Syllabus for 18.787 (Topics in Number Theory, MIT, fall 2007)
This document does not include a summary of the course; for that, see my first set of lecture notes. For additional notes and the calendar of lectures, see here.Lectures: TR 1-2:30, room 4-153.
Instructor info: Kiran Kedlaya, 2-165, x3-2946, kedlaya (at) mit (dot)
edu
Office hours: Wednesday 1-2 or by appointment. (I recommend
email for making appointments.)
Textbooks: There is no one source for the material that I will be discussing (some of it will be written down for the first time this semester!), so I will be posting detailed lecture notes. However, I do recommend An Introduction to G-Functions by Dwork, Gerotto, and Sullivan (Princeton University Press, available in softcover), which has a good fraction of the target material, particularly in the earlier parts of the course.

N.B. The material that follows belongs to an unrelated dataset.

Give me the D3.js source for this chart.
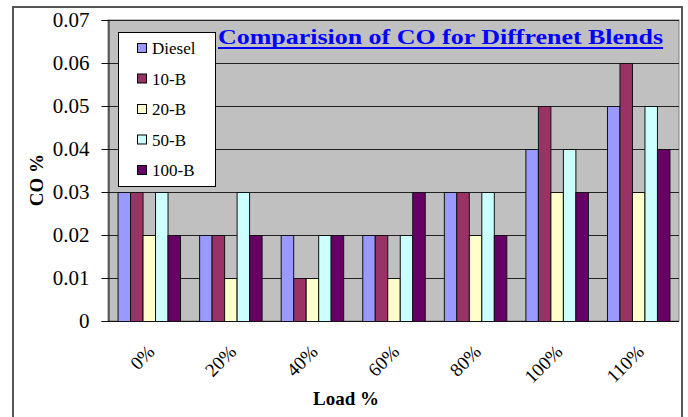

Prerequisites: algebraic number theory (18.786 or equivalent), mainly because you need to be comfortable with dealing with p-adic numbers (there will be a very brief review at the beginning); and undergraduate complex analysis (18.112 or equivalent). There will be one or two places where you may be more comfortable if you have had some exposure to algebraic geometry (e.g., 18.725) and commutative algebra (18.705), but not too many. Also, undergraduates must have my explicit permission to enroll in the course.
Homework: none. I may include exercises in some of my lecture notes, but these will not be required for credit unless perhaps you are an undergraduate; see below.
Exams: none.
Grading: grades will be pro forma for graduate students. For undergraduates, see me to negotiate grading criteria.